= Edge tessellation =

Tiling by polygons whose reflections across edges are other tiles

In geometry, an edge tessellation is a partition of the plane into non-overlapping polygons (a tessellation) with the property that the reflection of any of these polygons across any of its edges is another polygon in the tessellation.
All of the resulting polygons must be convex, and congruent to each other.
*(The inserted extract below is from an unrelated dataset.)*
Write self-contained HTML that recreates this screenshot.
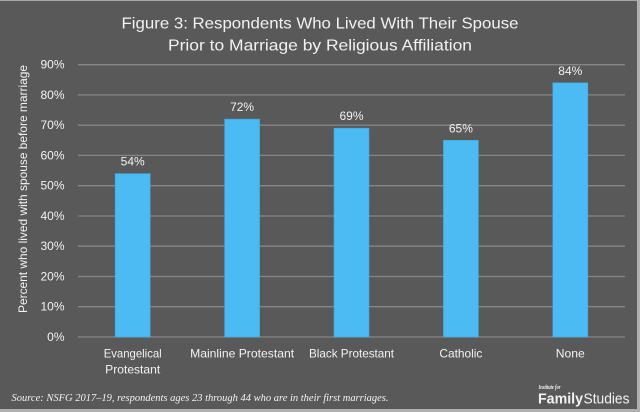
<!DOCTYPE html>
<html><head><meta charset="utf-8"><style>
html,body{margin:0;padding:0;background:#595959;}
svg{display:block;}
</style></head><body>
<svg width="640" height="412" viewBox="0 0 640 412" xmlns="http://www.w3.org/2000/svg">
<rect x="0" y="0" width="640" height="412" fill="#595959"/>
<line x1="0" y1="0.5" x2="640" y2="0.5" stroke="#a6a6a6" stroke-width="1"/>
<rect x="637" y="0" width="3" height="412" fill="#b0b0b0"/>
<rect x="0" y="409" width="640" height="3" fill="#b0b0b0"/>
<g font-family="Liberation Sans, sans-serif" fill="#f2f2f2">
<text x="320" y="28.3" font-size="16" text-anchor="middle" textLength="397" lengthAdjust="spacingAndGlyphs">Figure 3: Respondents Who Lived With Their Spouse</text>
<text x="320" y="50.5" font-size="16" text-anchor="middle" textLength="304" lengthAdjust="spacingAndGlyphs">Prior to Marriage by Religious Affiliation</text>
</g>
<g stroke="#868686" stroke-width="1.3">
<line x1="78" y1="64.7" x2="625" y2="64.7"/>
<line x1="78" y1="94.9" x2="625" y2="94.9"/>
<line x1="78" y1="125.2" x2="625" y2="125.2"/>
<line x1="78" y1="155.4" x2="625" y2="155.4"/>
<line x1="78" y1="185.7" x2="625" y2="185.7"/>
<line x1="78" y1="216" x2="625" y2="216"/>
<line x1="78" y1="246.2" x2="625" y2="246.2"/>
<line x1="78" y1="276.5" x2="625" y2="276.5"/>
<line x1="78" y1="306.7" x2="625" y2="306.7"/>
<line x1="78" y1="337" x2="625" y2="337"/>
</g>
<g font-family="Liberation Sans, sans-serif" font-size="12" fill="#f2f2f2" text-anchor="end">
<text x="64.5" y="68.7">90%</text>
<text x="64.5" y="98.9">80%</text>
<text x="64.5" y="129.2">70%</text>
<text x="64.5" y="159.4">60%</text>
<text x="64.5" y="189.7">50%</text>
<text x="64.5" y="220">40%</text>
<text x="64.5" y="250.2">30%</text>
<text x="64.5" y="280.5">20%</text>
<text x="64.5" y="310.7">10%</text>
<text x="64.5" y="341">0%</text>
</g>
<text transform="translate(27,189) rotate(-90)" font-family="Liberation Sans, sans-serif" font-size="12" fill="#f2f2f2" text-anchor="middle" textLength="248" lengthAdjust="spacingAndGlyphs">Percent who lived with spouse before marriage</text>
<g fill="#4dbbf3" stroke="#3fa6dc" stroke-width="0.6">
<rect x="115.2" y="173.6" width="35" height="163.4"/>
<rect x="224.6" y="119.1" width="35" height="217.9"/>
<rect x="334" y="128.2" width="35" height="208.8"/>
<rect x="443.4" y="140.3" width="35" height="196.7"/>
<rect x="552.8" y="82.8" width="35" height="254.2"/>
</g>
<g font-family="Liberation Sans, sans-serif" font-size="12" fill="#f2f2f2" text-anchor="middle">
<text x="132.7" y="165.6">54%</text>
<text x="242.1" y="111.1">72%</text>
<text x="351.5" y="120.2">69%</text>
<text x="460.9" y="132.3">65%</text>
<text x="570.3" y="74.8">84%</text>
</g>
<g font-family="Liberation Sans, sans-serif" font-size="12" fill="#f2f2f2" text-anchor="middle">
<text x="132.7" y="357.5" textLength="58" lengthAdjust="spacingAndGlyphs">Evangelical</text>
<text x="132.7" y="373.5" textLength="55" lengthAdjust="spacingAndGlyphs">Protestant</text>
<text x="242.1" y="357.5" textLength="104" lengthAdjust="spacingAndGlyphs">Mainline Protestant</text>
<text x="351.5" y="357.5" textLength="85" lengthAdjust="spacingAndGlyphs">Black Protestant</text>
<text x="460.9" y="357.5" textLength="43" lengthAdjust="spacingAndGlyphs">Catholic</text>
<text x="570.3" y="357.5" textLength="29" lengthAdjust="spacingAndGlyphs">None</text>
</g>
<text x="11.5" y="401" font-family="Liberation Serif, serif" font-style="italic" font-size="11" fill="#f2f2f2" textLength="377" lengthAdjust="spacingAndGlyphs">Source: NSFG 2017–19, respondents ages 23 through 44 who are in their first marriages.</text>
<text x="538.5" y="389" font-family="Liberation Serif, serif" font-style="italic" font-weight="bold" font-size="6" fill="#f2f2f2" textLength="22" lengthAdjust="spacingAndGlyphs">Institute for</text>
<text x="538" y="403.3" font-family="Liberation Sans, sans-serif" font-weight="bold" font-size="14.5" fill="#f2f2f2" textLength="45" lengthAdjust="spacingAndGlyphs">Family</text>
<text x="583.5" y="403.3" font-family="Liberation Sans, sans-serif" font-size="14.5" fill="#f2f2f2" textLength="46" lengthAdjust="spacingAndGlyphs">Studies</text>
</svg>
</body></html>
There are eight possible edge tessellations in Euclidean geometry, but others exist in non-Euclidean geometry.

The eight Euclidean edge tessellations are:

| Tiling with rectangles | Triangular tiling | Tetrakis square tiling | Kisrhombille tiling |
| Hexagonal tiling | Rhombille tiling | Deltoidal trihexagonal tiling | Triakis triangular tiling |

In the first four of these, the tiles have no obtuse angles, and the degrees of the vertices are all even.
Because the degrees are even, the sides of the tiles form lines through the tiling, so each of these four tessellations can alternatively be viewed as an arrangement of lines. In the second four, each tile has at least one obtuse angle at which the degree is three, and the sides of tiles that meet at that angle do not extend to lines in the same way.

These tessellations were considered by 19th-century inventor David Brewster in the design of kaleidoscopes. A kaleidoscope whose mirrors are arranged in the shape of one of these tiles will produce the appearance of an edge tessellation. However, in the tessellations generated by kaleidoscopes, it does not work to have vertices of odd degree, because when the image within a single tile is asymmetric there would be no way to reflect that image consistently to all the copies of the tile around an odd-degree vertex. Therefore, Brewster considered only the edge tessellations with no obtuse angles, omitting the four that have obtuse angles and degree-three vertices.